RF, yes, as attenuation is the square of the frequency. That fact really impacts attenuation. Skin effect at RF says that if we adjust the wire surface area, we reduce attenuation. This is why and RG59 is worse than an RG11 for attenuation. A resistance less surface area will lower attenuation, too. This is why we add SILVER topcoat at RF if we want to tweak attenuation to the absolute best for a given design.
Our ears hear TIME based issues in the analog domain not resistive, which are passive. The better we can get cable non linearity in the time domain, the better the cable at moving data from A to B with low distortion. How good better has to be is always discussed. Analog is a summation of ALL the errors in the system so every option to eliminate the errors is concatenated into the next. Analog error is in total, not a stage.

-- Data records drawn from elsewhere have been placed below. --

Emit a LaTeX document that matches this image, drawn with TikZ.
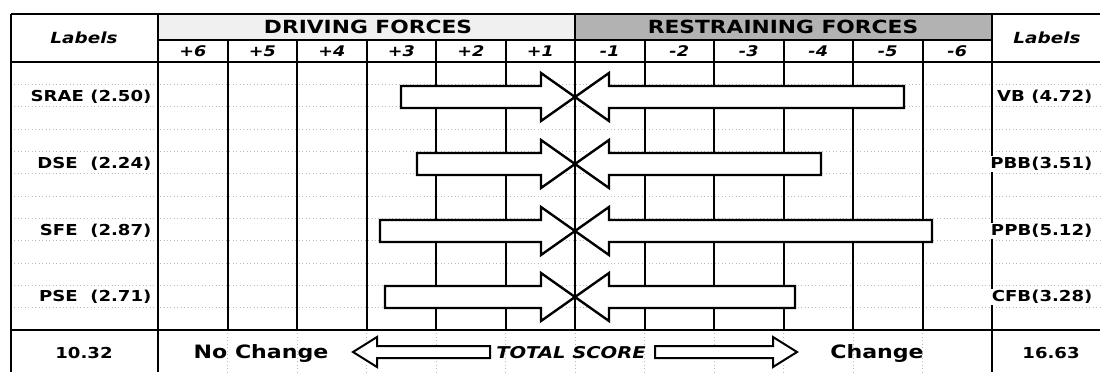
\documentclass[tikz,border=0pt]{standalone}
\usepackage{fontspec}
\setmainfont{DejaVu Sans}[FakeStretch=1.2]
\begin{document}
\begin{tikzpicture}[x=0.75pt,y=-0.75pt,
  gridline/.style={line width=1.5pt},
  faint/.style={gray!55, dotted, line width=0.6pt},
  arr/.style={draw, line width=1.8pt, fill=white, line join=miter},
  lbl/.style={font=\fontsize{11.3pt}{13pt}\selectfont\bfseries, inner sep=1pt},
  hdr/.style={font=\fontsize{13.6pt}{15pt}\selectfont\bfseries, inner sep=1pt},
  num/.style={font=\fontsize{11pt}{12pt}\selectfont\bfseries\itshape, inner sep=1pt},
  tot/.style={font=\fontsize{13.8pt}{15pt}\selectfont\bfseries, inner sep=1pt}]
\useasboundingbox (0,0) rectangle (1102,372);
% header bands
\fill[gray!12] (158,14) rectangle (575,40);
\fill[gray!60] (575,14) rectangle (992,40);
% faint dotted horizontal lines
\foreach \k in {1,...,11}{
  \draw[faint] (11,{62+22.33*\k}) -- (1100,{62+22.33*\k});
}
% faint dotted verticals in bottom row
\foreach \k in {1,...,11}{
  \draw[faint] ({158+69.5*\k},330) -- ({158+69.5*\k},372);
}
% main grid
\draw[gridline] (11,14) -- (1100,14);
\draw[gridline] (158,40) -- (992,40);
\draw[gridline] (11,62) -- (1100,62);
\draw[gridline] (11,330) -- (1100,330);
\draw[gridline] (11,14) -- (11,372);
\draw[gridline] (158,14) -- (158,372);
\draw[gridline] (992,14) -- (992,372);
\draw[gridline] (575,14) -- (575,330);
\foreach \k in {1,2,3,4,5,7,8,9,10,11}{
  \draw[gridline] ({158+69.5*\k},40) -- ({158+69.5*\k},330);
}
% header texts
\node[hdr] (drv) at (368,27) {DRIVING FORCES};
\node[hdr] (res) at (783,27) {RESTRAINING FORCES};
\node[num, font=\fontsize{11.5pt}{13pt}\selectfont\bfseries\itshape] (labL) at (84,38) {Labels};
\node[num, font=\fontsize{11.5pt}{13pt}\selectfont\bfseries\itshape] (labR) at (1047,38) {Labels};
\foreach \t [count=\k from 0] in {+6,+5,+4,+3,+2,+1,-1,-2,-3,-4,-5,-6}{
  \node[num] (n\k) at ({158+69.5*(\k+0.5)},51) {\t};
}
% driving arrows (pointing right)
\foreach \xl/\y in {401/97, 417/164, 380/231, 385/297}{
  \draw[arr] (\xl,\y-11) -- (541,\y-11) -- (541,\y-24) -- (575,\y)
     -- (541,\y+24) -- (541,\y+11) -- (\xl,\y+11) -- cycle;
}
% restraining arrows (pointing left)
\foreach \xr/\y in {904/97, 821/164, 932/231, 795/297}{
  \draw[arr] (\xr,\y-11) -- (609,\y-11) -- (609,\y-24) -- (575,\y)
     -- (609,\y+24) -- (609,\y+11) -- (\xr,\y+11) -- cycle;
}
% left labels
\node[lbl, anchor=east] (l1) at (153,97) {SRAE (2.50)};
\node[lbl, anchor=east] (l2) at (153,164) {DSE\ \ (2.24)};
\node[lbl, anchor=east] (l3) at (153,231) {SFE\ \ (2.87)};
\node[lbl, anchor=east] (l4) at (153,297) {PSE\ \ (2.71)};
% right labels
\node[lbl, anchor=east] (r1) at (1094,97) {VB (4.72)};
\node[lbl, anchor=east, fill=white] (r2) at (1094,164) {PBB(3.51)};
\node[lbl, anchor=east, fill=white] (r3) at (1094,231) {PPB(5.12)};
\node[lbl, anchor=east, fill=white] (r4) at (1094,297) {CFB(3.28)};
% bottom row
\node[lbl] (sL) at (84,353) {10.32};
\node[lbl] (sR) at (1051,353) {16.63};
\node[tot] (nc) at (261,353) {No Change};
\node[tot] (ch) at (877,353) {Change};
\node[num, font=\fontsize{12.2pt}{14pt}\selectfont\bfseries\itshape] (ts) at (571,353) {TOTAL SCORE};
\draw[arr, line width=1.5pt] (490,346) -- (377,346) -- (377,337) -- (353,352)
   -- (377,367) -- (377,358) -- (490,358) -- cycle;
\draw[arr, line width=1.5pt] (655,346) -- (773,346) -- (773,337) -- (797,352)
   -- (773,367) -- (773,358) -- (655,358) -- cycle;
\end{tikzpicture}
\end{document}
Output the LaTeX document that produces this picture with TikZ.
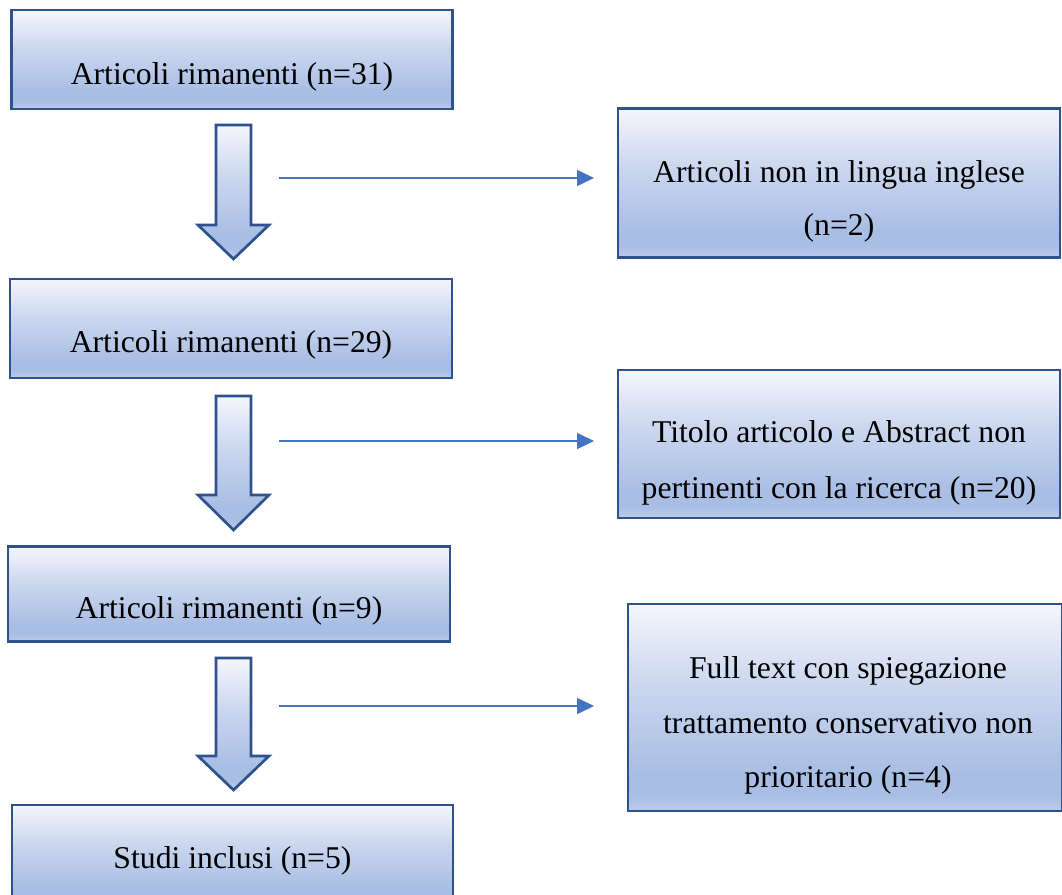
\documentclass[tikz,border=0pt]{standalone}
\usepackage{fontspec}
\setmainfont{Liberation Serif}
\usetikzlibrary{arrows.meta}
\definecolor{bordc}{HTML}{2F528F}
\definecolor{linec}{HTML}{4472C4}
\definecolor{gT}{HTML}{F4F6FC}
\definecolor{gM}{HTML}{CAD6EE}
\definecolor{gB}{HTML}{A9BEE4}
\definecolor{gL}{HTML}{BCCBEA}
\pgfdeclareverticalshading{boxgrad}{100bp}{color(0bp)=(gL); color(25bp)=(gL); color(29bp)=(gB); color(34bp)=(gB); color(55bp)=(gM); color(75bp)=(gT); color(100bp)=(gT)}
\tikzset{
  box/.style={draw=bordc, line width=2.7pt, shading=boxgrad, rectangle, inner sep=0pt},
  txt/.style={anchor=base, inner sep=0pt, font=\fontsize{31.7}{38}\selectfont},
  blockarrow/.style={draw=bordc, line width=2.7pt, shading=boxgrad, line join=miter},
  thin/.style={draw=linec, line width=1.6pt, -{Triangle[length=17pt,width=16pt]}}
}
\begin{document}
\begin{tikzpicture}[x=1pt,y=-1pt]
\useasboundingbox (0,0) rectangle (1062,894);
% left boxes
\node[box, minimum width=441pt, minimum height=99pt] (b1) at (232,59.5) {};
\node[box, minimum width=442pt, minimum height=99pt] (b3) at (231,328.5) {};
\node[box, minimum width=442pt, minimum height=95pt] (b5) at (229,594) {};
\node[box, minimum width=441pt, minimum height=100pt] (b7) at (232.5,855) {};
% right boxes
\node[box, minimum width=442pt, minimum height=149pt] (b2) at (839,183) {};
\node[box, minimum width=442pt, minimum height=148pt] (b4) at (839,444) {};
\node[box, minimum width=434pt, minimum height=207pt] (b6) at (845,707.5) {};
% texts
\node[txt] (t1) at (232,84) {Articoli rimanenti (n=31)};
\node[txt] (t3) at (231,352) {Articoli rimanenti (n=29)};
\node[txt] (t5) at (229,618) {Articoli rimanenti (n=9)};
\node[txt] (t7) at (232.5,868) {Studi inclusi (n=5)};
\node[txt] (t2a) at (839,182) {Articoli non in lingua inglese};
\node[txt] (t2b) at (839,235) {(n=2)};
\node[txt] (t4a) at (839,442) {Titolo articolo e Abstract non};
\node[txt] (t4b) at (839,498) {pertinenti con la ricerca (n=20)};
\node[txt] (t6a) at (848,678) {Full text con spiegazione};
\node[txt] (t6b) at (848,733) {trattamento conservativo non};
\node[txt] (t6c) at (848,787) {prioritario (n=4)};
% block arrows
\foreach \t/\h/\p in {125/225/259, 396/495/530, 658/756/790}{
  \shade[blockarrow] (216,\t) -- (251,\t) -- (251,\h) -- (269,\h) -- (233.5,\p) -- (198,\h) -- (216,\h) -- cycle;
}
% thin arrows
\coordinate (s1) at (279,178); \coordinate (e1) at (594,178);
\coordinate (s2) at (279,441); \coordinate (e2) at (594,441);
\coordinate (s3) at (279,706); \coordinate (e3) at (594,706);
\draw[thin] (s1) -- (e1);
\draw[thin] (s2) -- (e2);
\draw[thin] (s3) -- (e3);
\end{tikzpicture}
\end{document}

Making stuff better and better SLOWLY drives the price of that perfection DOWN. No one will reject a better cable (or anything) at the right price. Why would we? Cable can be made better in the analog domain with known engineering, it is just complicated to do it and too low volume to support it. The 80% of the performance at 20% of the price rules. That ratio improves with volume, and understanding.